ネコソギラジカル(下)青色サヴァンと戯言遣い

 読みました。まず思ったのは、この話はこの終わり方がピタリとはまる、ということ。まあ、いーちゃんがちょっとさわやか過ぎたのが少々引っかかりましたが、全てが落ち着くところに落ち着いた感じでした。
 ですが、正直読んでいていままでで一番面白くない、という印象をうけたのも事実です。要するにこれは、上・中・下巻の一番最後だから、という非常に単純な理由だとは思うのですが、とにかく話が後ろへと引っ張られてゆく力が弱かったような気がするのです。
 良い比喩かどうかは分かりませんけど、いままでの戯言シリーズが迷宮のなかを迷いながらも進んでゆくのだとしたら、今回の本はトンネルをまっすぐ抜けてゆくような印象を受けました。
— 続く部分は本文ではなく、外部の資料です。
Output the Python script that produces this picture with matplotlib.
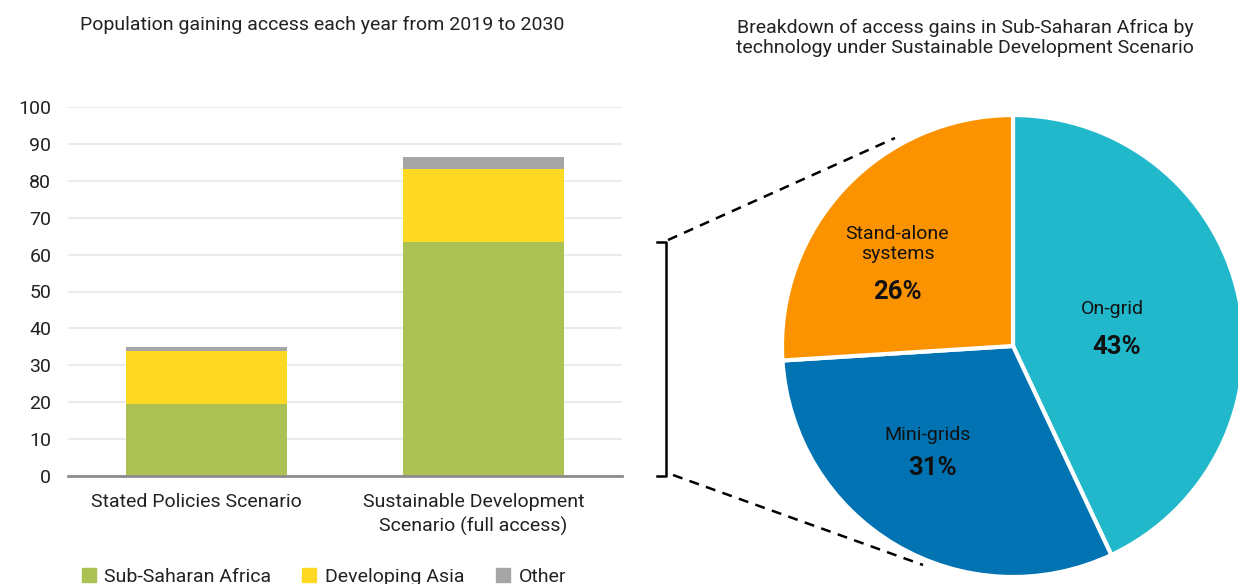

 また、いーちゃんが自身の問題を解決することに重点を置きすぎるあまり、他のキャラクターが全て置いてきぼりにされているような感があった所も気になりました。いーちゃんの台詞はいつにも増して確かな重みを持っているのに、それにつりあうだけの台詞が他のキャラクターからは出てきていないような。レベル自体はむしろ今までより高いところにある気はするのだけれど、いろいろとバランスが微妙かも。